Worse, new “solutions” from the recent UNFSS and, to some extent, the new IPCC report heavily rely on carbon offsets and carbon sequestration to mitigate the impacts of climate change.
Last, on the other side of this bid for conservation is the return and promotion of the long-debunked strategy of “sustainable intensification” that advocates for fossil-fuel hungry agriculture. The verdict has been out for a while: excessive use of chemical fertilizers acidifies the soil and contributes to the lion’s share of carbon emissions in agriculture. Socially, fossil fuel-hungry agriculture has facilitated the worsening peasant debt cycle, predatory lending, and, in worst cases, debt-induced landgrabs.

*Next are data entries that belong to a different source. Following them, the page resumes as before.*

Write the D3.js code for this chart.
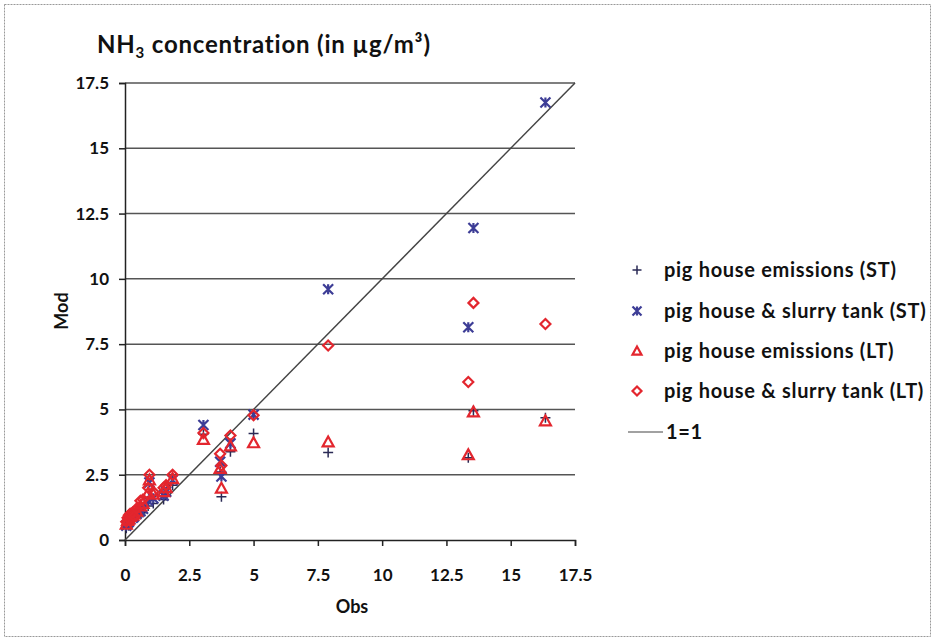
<!DOCTYPE html>
<html>
<head>
<meta charset="utf-8">
<script src="https://cdn.jsdelivr.net/npm/d3@7/dist/d3.min.js"></script>
<style>
  html, body { margin: 0; padding: 0; background: #fff; }
  svg { display: block; }
  text { font-family: Lato, "Open Sans", "Liberation Sans", sans-serif; font-weight: bold; fill: #111; }
</style>
</head>
<body>
<svg id="chart" width="935" height="641"></svg>
<script>
// ---- data ----
const obs        = [0.05, 0.1, 0.15, 0.2, 0.3, 0.35, 0.45, 0.6, 0.7, 0.9, 0.95, 1.1, 1.5, 1.6, 1.85, 3.05, 3.7, 3.75, 4.1, 5.0, 7.9, 13.35, 13.55, 16.35];
const pigHouseST = [0.45, 0.6, 0.55, 0.7, 0.75, 0.8, 0.9, 1.0, 1.05, 1.3, 1.6, 1.4, 1.55, 1.7, 2.1, 4.05, 2.6, 1.66, 3.38, 4.08, 3.35, 3.15, 4.95, 4.68];
const slurryST   = [0.55, 0.65, 0.7, 0.8, 0.85, 0.9, 1.0, 1.1, 1.2, 1.5, 2.2, 1.6, 1.7, 1.85, 2.3, 4.4, 3.0, 2.43, 3.7, 4.8, 9.6, 8.15, 11.95, 16.75];
const pigHouseLT = [0.6, 0.75, 0.8, 0.9, 0.95, 1.0, 1.1, 1.3, 1.4, 1.8, 2.3, 1.75, 1.85, 2.0, 2.35, 3.85, 2.74, 1.98, 3.6, 3.72, 3.75, 3.26, 4.9, 4.56];
const slurryLT   = [0.7, 0.85, 0.95, 1.0, 1.05, 0.9, 1.2, 1.5, 1.55, 2.0, 2.5, 1.85, 2.0, 2.1, 2.5, 4.1, 3.3, 2.85, 4.0, 4.78, 7.45, 6.05, 9.08, 8.27];
const oneToOne   = [[0, 0], [17.5, 17.5]];
const ticks      = [0, 2.5, 5, 7.5, 10, 12.5, 15, 17.5];
const seriesNames = ["pig house emissions (ST)", "pig house & slurry tank (ST)", "pig house emissions (LT)", "pig house & slurry tank (LT)"];
const lineName   = "1=1";

// ---- layout ----
const svg = d3.select("#chart");
const L = 125, R = 575, T = 83, B = 540;
const x = d3.scaleLinear().domain([0, 17.5]).range([L, R]);
const y = d3.scaleLinear().domain([0, 17.5]).range([B, T]);

// outer border
svg.append("rect").attr("x", 4.5).attr("y", 4.5).attr("width", 926).attr("height", 632)
  .attr("fill", "none").attr("stroke", "#999").attr("stroke-width", 1).attr("stroke-dasharray", "2,1");

// grid lines
svg.append("g").selectAll("line").data(ticks.filter(t => t > 0)).join("line")
  .attr("x1", L).attr("x2", R).attr("y1", d => y(d)).attr("y2", d => y(d))
  .attr("stroke", "#555").attr("stroke-width", 1.5);

// y axis
const yAxis = svg.append("g").attr("transform", `translate(${L},0)`)
  .call(d3.axisLeft(y).tickValues(ticks).tickFormat(d3.format("")).tickSize(6).tickPadding(10));
yAxis.select(".domain").attr("stroke", "#222").attr("stroke-width", 1.5);
yAxis.selectAll(".tick line").attr("stroke", "#222").attr("stroke-width", 1.5);
yAxis.selectAll("text").style("font-size", "17px").attr("fill", "#111");

// x axis
const xAxis = svg.append("g").attr("transform", `translate(0,${B})`)
  .call(d3.axisBottom(x).tickValues(ticks).tickFormat(d3.format("")).tickSize(6).tickPadding(23));
xAxis.select(".domain").attr("stroke", "#222").attr("stroke-width", 1.5);
xAxis.selectAll(".tick line").attr("stroke", "#222").attr("stroke-width", 1.5);
xAxis.selectAll("text").style("font-size", "17px").attr("fill", "#111");

// 1:1 line
svg.append("path").datum(oneToOne)
  .attr("d", d3.line().x(d => x(d[0])).y(d => y(d[1])))
  .attr("stroke", "#444").attr("stroke-width", 1.5).attr("fill", "none");

// marker painters
const colNavy = "#2a2a55", colBlue = "#3d3d96", colRed = "#e3262e";
function plus(g, cx, cy, s) {
  g.append("path").attr("d", `M${cx - s},${cy}H${cx + s}M${cx},${cy - s}V${cy + s}`)
    .attr("stroke", colNavy).attr("stroke-width", 1.5).attr("fill", "none");
}
function star(g, cx, cy, s) {
  g.append("path").attr("d", `M${cx - s},${cy - s}L${cx + s},${cy + s}M${cx - s},${cy + s}L${cx + s},${cy - s}M${cx},${cy - s}V${cy + s}`)
    .attr("stroke", colBlue).attr("stroke-width", 2.2).attr("fill", "none");
}
function tri(g, cx, cy, s) {
  g.append("path").attr("d", `M${cx},${cy - s}L${cx + s},${cy + s * 0.8}L${cx - s},${cy + s * 0.8}Z`)
    .attr("stroke", colRed).attr("stroke-width", 2.2).attr("fill", "none");
}
function diamond(g, cx, cy, s) {
  g.append("path").attr("d", `M${cx},${cy - s}L${cx + s},${cy}L${cx},${cy + s}L${cx - s},${cy}Z`)
    .attr("stroke", colRed).attr("stroke-width", 2.2).attr("fill", "none");
}
const painters = [plus, star, tri, diamond];
const seriesData = [pigHouseST, slurryST, pigHouseLT, slurryLT];
const sizes = [5, 5, 5.5, 5];

[0, 1, 2, 3].forEach(i => {
  const g = svg.append("g");
  seriesData[i].forEach((v, k) => painters[i](g, x(obs[k]), y(v), sizes[i]));
});

// title
const title = svg.append("text").attr("x", 97).attr("y", 53).style("font-size", "24px").style("letter-spacing", "0.8px");
title.append("tspan").text("NH");
title.append("tspan").text("3").attr("dy", 5).style("font-size", "15px");
title.append("tspan").text(" concentration (in µg/m³)").attr("dy", -5);

// axis titles
svg.append("text").attr("x", 352).attr("y", 613).attr("text-anchor", "middle").style("font-size", "18px").text("Obs");
svg.append("text").attr("transform", "translate(68,311) rotate(-90)").attr("text-anchor", "middle").style("font-size", "18px").text("Mod");

// legend
const legY = [270, 311, 351, 391, 432];
seriesNames.forEach((n, i) => {
  painters[i](svg, 637, legY[i], 4.5);
  svg.append("text").attr("x", 664).attr("y", legY[i] + 7).style("font-size", "20px").style("letter-spacing", "0.7px").text(n);
});
svg.append("path").attr("d", `M628,${legY[4]}H663`).attr("stroke", "#444").attr("stroke-width", 1.2);
svg.append("text").attr("x", 666).attr("y", legY[4] + 7).style("font-size", "20px").style("letter-spacing", "0.7px").text(lineName);
</script>
</body>
</html>
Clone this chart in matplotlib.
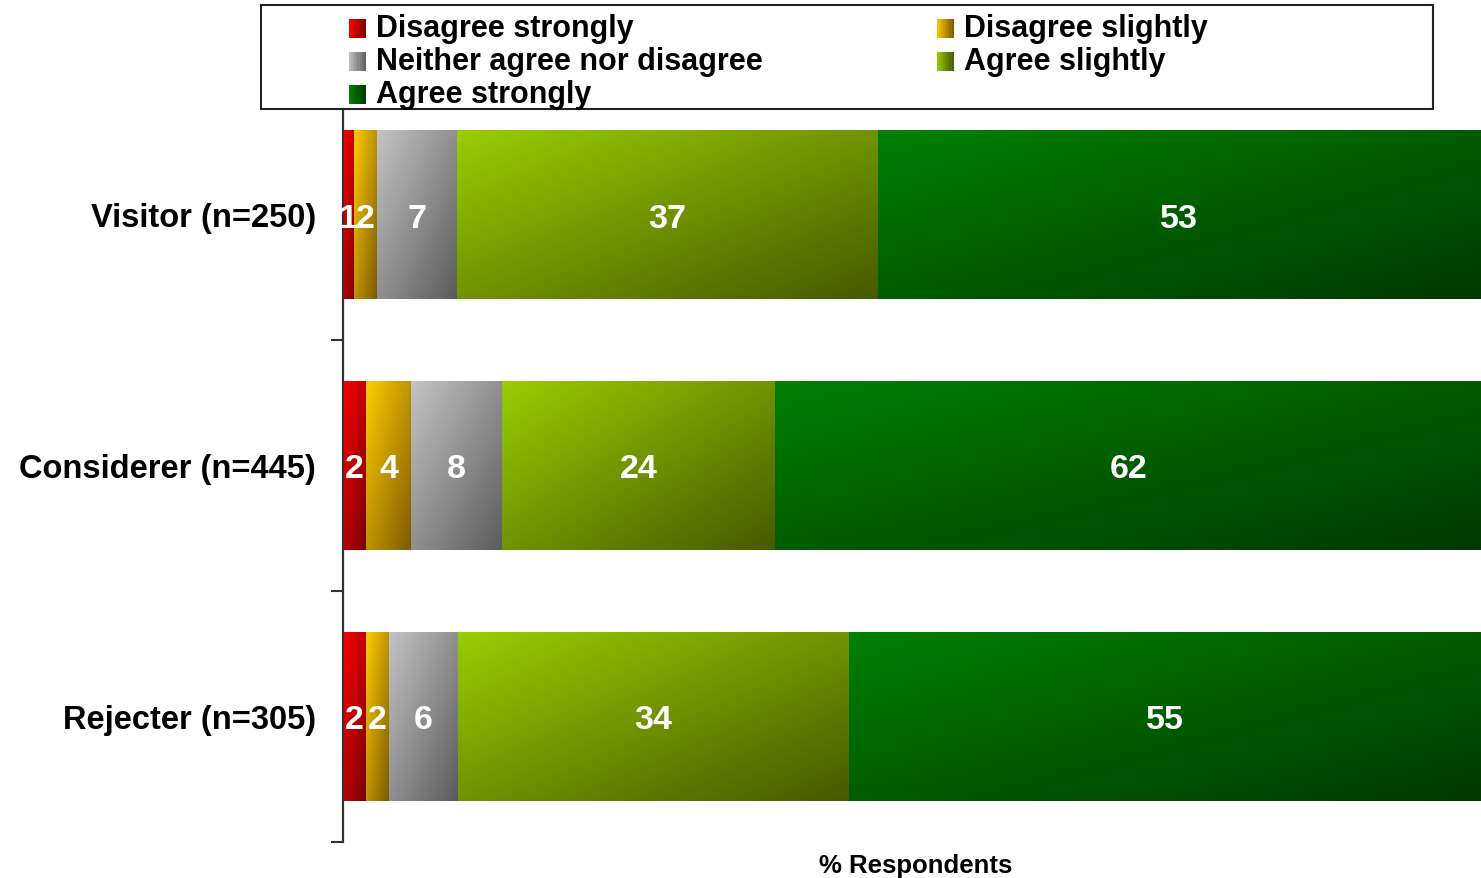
import matplotlib.pyplot as plt
import numpy as np
from matplotlib.patches import Rectangle
from matplotlib.legend_handler import HandlerBase

plt.rcParams['font.family'] = ['Liberation Sans', 'DejaVu Sans']
plt.rcParams['font.weight'] = 'bold'

# data
groups = ["Visitor (n=250)", "Considerer (n=445)", "Rejecter (n=305)"]
answers = ["Disagree strongly", "Disagree slightly", "Neither agree nor disagree",
           "Agree slightly", "Agree strongly"]
disagree_strongly = [1, 2, 2]
disagree_slightly = [2, 4, 2]
neither = [7, 8, 6]
agree_slightly = [37, 24, 34]
agree_strongly = [53, 62, 55]

# gradient colours (top-left -> bottom-right)
grad = [((255, 0, 0), (120, 0, 0)),
        ((255, 204, 0), (125, 90, 0)),
        ((195, 195, 195), (92, 92, 92)),
        ((153, 204, 0), (72, 90, 0)),
        ((0, 128, 0), (0, 58, 0))]


def gradient_img(c0, c1, n=64):
    u = np.linspace(0, 1, n)
    uu, vv = np.meshgrid(u, u)
    t = (0.5 * uu + 0.5 * vv)[..., None]
    a = np.array(c0) / 255
    b = np.array(c1) / 255
    return a * (1 - t) + b * t


class GradHandler(HandlerBase):
    def __init__(self, c0, c1):
        super().__init__()
        self.c0, self.c1 = c0, c1

    def create_artists(self, legend, orig_handle, xd, yd, w, h, fontsize, trans):
        arts = []
        n = 8
        for i in range(n):
            t = (i + 0.5) / n
            col = (np.array(self.c0) * (1 - t) + np.array(self.c1) * t) / 255
            r = Rectangle((xd + w * i / n, yd), w / n + 0.3, h, facecolor=col,
                          edgecolor='none', transform=trans)
            arts.append(r)
        return arts


series = np.array([disagree_strongly, disagree_slightly, neither,
                   agree_slightly, agree_strongly], dtype=float)
pct = series / series.sum(axis=0) * 100

W, H = 1481, 879
fig = plt.figure(figsize=(W / 100, H / 100), dpi=100)
ax = fig.add_axes([343 / W, 1 - 843 / H, (W - 343) / W, (843 - 90) / H])

y = np.arange(len(groups))
left = np.zeros(len(groups))
for k in range(len(answers)):
    bars = ax.barh(y, pct[k], left=left, height=0.67, color='none',
                   edgecolor='none', label=answers[k])
    img = gradient_img(*grad[k])
    for j, p in enumerate(bars.patches):
        x0, y0 = p.get_x(), p.get_y()
        w, h = p.get_width(), p.get_height()
        ax.imshow(img, extent=(x0, x0 + w, y0 + h, y0), origin='upper',
                  aspect='auto', zorder=2, interpolation='bilinear')
        ax.text(x0 + w / 2, y[j], f"{int(series[k][j])}", ha='center',
                va='center_baseline', color='white', fontsize=24.5,
                fontweight='bold', zorder=3)
    left += pct[k]

ax.set_xlim(0, 100)
ax.set_ylim(2.5, -0.5)
ax.set_yticks(y)
ax.set_yticklabels(groups, fontsize=23.5, fontweight='bold')
ax.set_yticks([0.5, 1.5, 2.5], minor=True)
ax.tick_params(axis='y', which='major', length=0, pad=19.5)
ax.tick_params(axis='y', which='minor', length=9, width=1.5, color='#333333',
               direction='out')
ax.set_xticks([])
for s in ['top', 'right', 'bottom']:
    ax.spines[s].set_visible(False)
ax.spines['left'].set_color('#333333')
ax.spines['left'].set_linewidth(1.6)

fig.text(916 / W, 1 - 866 / H, "% Respondents", ha='center', va='center',
         fontsize=18.5, fontweight='bold')

# legend frame
fig.patches.append(Rectangle((261 / W, 1 - 110 / H), (1433 - 261) / W, (110 - 6) / H,
                             transform=fig.transFigure, facecolor='white',
                             edgecolor='#222222', linewidth=1.5, zorder=5))

order = [0, 2, 4, 1, 3]
handles = [Rectangle((0, 0), 1, 1) for _ in order]
hmap = {h: GradHandler(*grad[i]) for h, i in zip(handles, order)}
leg = fig.legend(handles, [answers[i] for i in order], ncol=2,
                 loc='upper left', bbox_to_anchor=(349 / W, 1 - 14 / H),
                 frameon=False, fontsize=22, handler_map=hmap,
                 handlelength=0.55, handleheight=0.55, handletextpad=0.33,
                 columnspacing=5.7, labelspacing=0.1, borderpad=0,
                 borderaxespad=0)
leg.set_zorder(6)
for t in leg.get_texts():
    t.set_fontweight('bold')

fig.savefig("out.png", dpi=100)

Land in the hands of small farmers and indigenous peoples in the Global South is, in essence, nature-positive and can cradle a far more diverse biosphere than those run by corporations or industrial farm operators.
However, recent developments like the new goal of “halving of agricultural land” for conservation give way for land-based solutions that are threatening to reintroduce and amplify the model of “sustainable intensification.”
Some experts argue that intensifying yields through “climate-smart agriculture” is necessary to “compensate” for enclosing large tracts of land for conservation. Modeled primarily today by the Alliance for a Green Revolution in Africa (AGRA), climate-smart agriculture is a fancy rebranding of the TNC-controlled fossil fuel-hungry agriculture that relies on synthetic fertilizers and patented seeds.
Despite AGRA yielding little to no results to show for its billions in funding, the US government have doubled down on its faulty premise—launching a wider version of the program AIM4Climate in the UNFSS.
While lopsided conservation schemes label traditional forms of farming as “environmentally destructive,” their champions turn around only to promote fossil fuel-reliant agriculture!